- **EXERCISE PROMPT**
Provide the number of lines containing the word "that", and nothing else.
***** EXCERPTED DATA *****
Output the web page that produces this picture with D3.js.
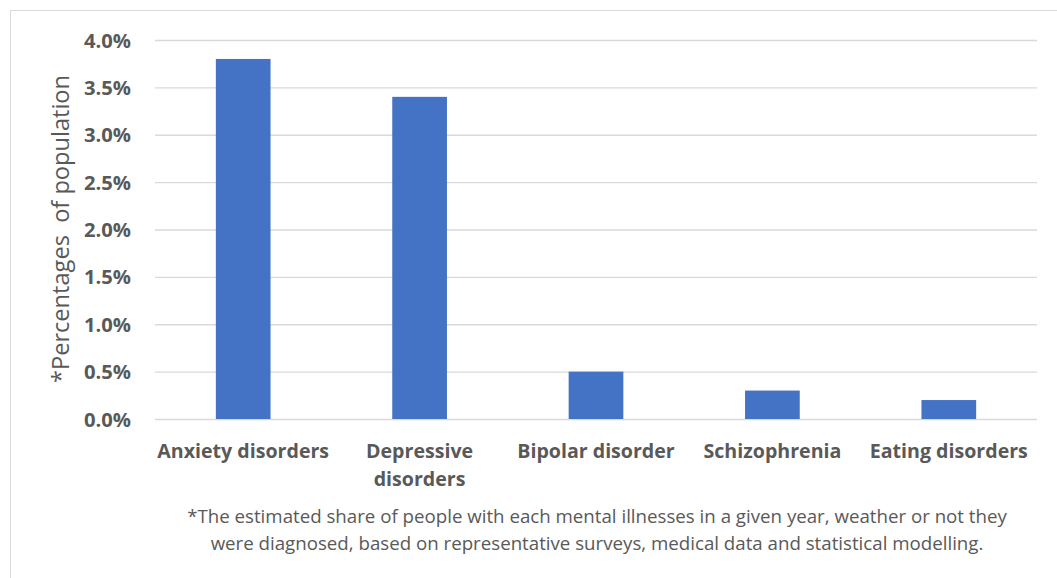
<!DOCTYPE html>
<html><head><meta charset="utf-8">
<script src="https://cdn.jsdelivr.net/npm/d3@7"></script>
<style>html,body{margin:0;padding:0;background:#fff;}</style>
</head><body>
<svg id="chart" width="1057" height="578"></svg>
<script>
const categories = [["Anxiety disorders"], ["Depressive", "disorders"], ["Bipolar disorder"], ["Schizophrenia"], ["Eating disorders"]];
const values = [0.038, 0.034, 0.005, 0.003, 0.002];
const yTicks = [0, 0.005, 0.01, 0.015, 0.02, 0.025, 0.03, 0.035, 0.04];
const yTitle = "*Percentages  of population";
const footnote = ["*The estimated share of people with each mental illnesses in a given year, weather or not they",
                  "were diagnosed, based on representative surveys, medical data and statistical modelling."];

(function() {
const svg = d3.select("#chart");
const font = "'Open Sans', Lato, sans-serif";
const gray = "#595959";

// find a font size so that a sample string has the wanted width
function fitSize(text, weight, target) {
  const t = svg.append("text").attr("font-family", font).attr("font-weight", weight)
    .attr("font-size", 20).style("white-space", "pre").text(text);
  const w = t.node().getComputedTextLength();
  t.remove();
  return Math.round(20 * target / w * 10) / 10;
}
const tickSize = fitSize("4.0%", "bold", 47);
const catSize = fitSize("Anxiety disorders", "bold", 172);
const titleSize = fitSize(yTitle, "normal", 308);
const noteSize = fitSize(footnote[0], "normal", 822);

svg.append("rect").attr("x", 10.5).attr("y", 10.5).attr("width", 1100).attr("height", 700)
  .attr("fill", "#fff").attr("stroke", "#d9d9d9").attr("stroke-width", 1);

const pLeft = 155, pRight = 1037, pTop = 40, pBottom = 419;
const keys = categories.map((c, i) => i);
const x = d3.scaleBand().domain(keys).range([pLeft, pRight]).paddingInner(0.69).paddingOuter(0.345);
const y = d3.scaleLinear().domain([0, 0.04]).range([pBottom, pTop]);

// gridlines
const yAxis = d3.axisLeft(y).tickValues(yTicks).tickSize(-(pRight - pLeft)).tickFormat(d3.format(".1%"));
const gy = svg.append("g").attr("transform", `translate(${pLeft},0)`).call(yAxis);
gy.select(".domain").remove();
gy.selectAll(".tick line").attr("stroke", "#d9d9d9").attr("stroke-width", 1.3);
gy.selectAll(".tick text").attr("x", -24).attr("dy", "0.35em")
  .attr("font-family", font).attr("font-weight", "bold").attr("font-size", tickSize).attr("fill", gray);

// bars
svg.append("g").selectAll("rect").data(values).join("rect")
  .attr("x", (d, i) => x(i)).attr("width", x.bandwidth())
  .attr("y", d => y(d)).attr("height", d => y(0) - y(d))
  .attr("fill", "#4472c4");

// x axis labels
const xAxis = d3.axisBottom(x).tickSize(0).tickFormat(() => "");
const gx = svg.append("g").attr("transform", `translate(0,${pBottom})`).call(xAxis);
gx.select(".domain").remove();
gx.selectAll(".tick").each(function(i) {
  const t = d3.select(this).append("text")
    .attr("text-anchor", "middle").attr("font-family", font).attr("font-weight", "bold")
    .attr("font-size", catSize).attr("fill", gray);
  categories[i].forEach((line, j) => {
    t.append("tspan").attr("x", 0).attr("y", 39 + j * 28).text(line);
  });
});

// y title
svg.append("text").attr("transform", "translate(69,229) rotate(-90)")
  .attr("text-anchor", "middle").attr("font-family", font).attr("font-size", titleSize)
  .attr("fill", gray).style("white-space", "pre").text(yTitle);

// footnote
svg.append("text").attr("text-anchor", "middle").attr("font-family", font)
  .attr("font-size", noteSize).attr("fill", gray)
  .selectAll("tspan").data(footnote).join("tspan")
  .attr("x", 597).attr("y", (d, i) => 523 + i * 27).text(d => d);
})();
</script>
</body></html>
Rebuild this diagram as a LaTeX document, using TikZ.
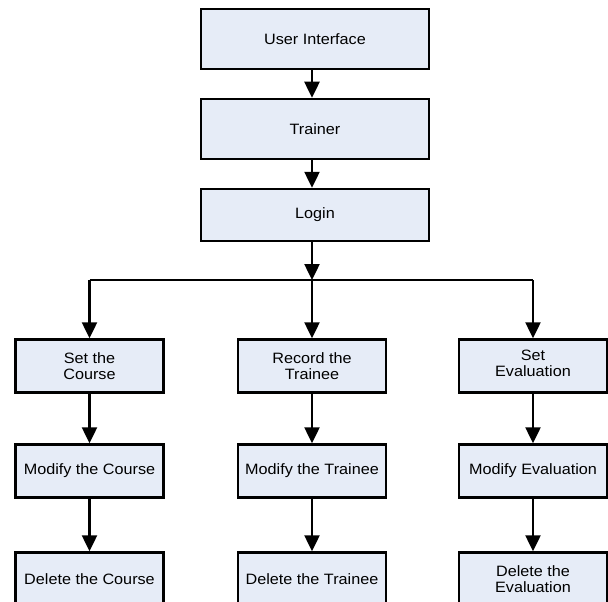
*****
- **WORKED SOLUTION**
2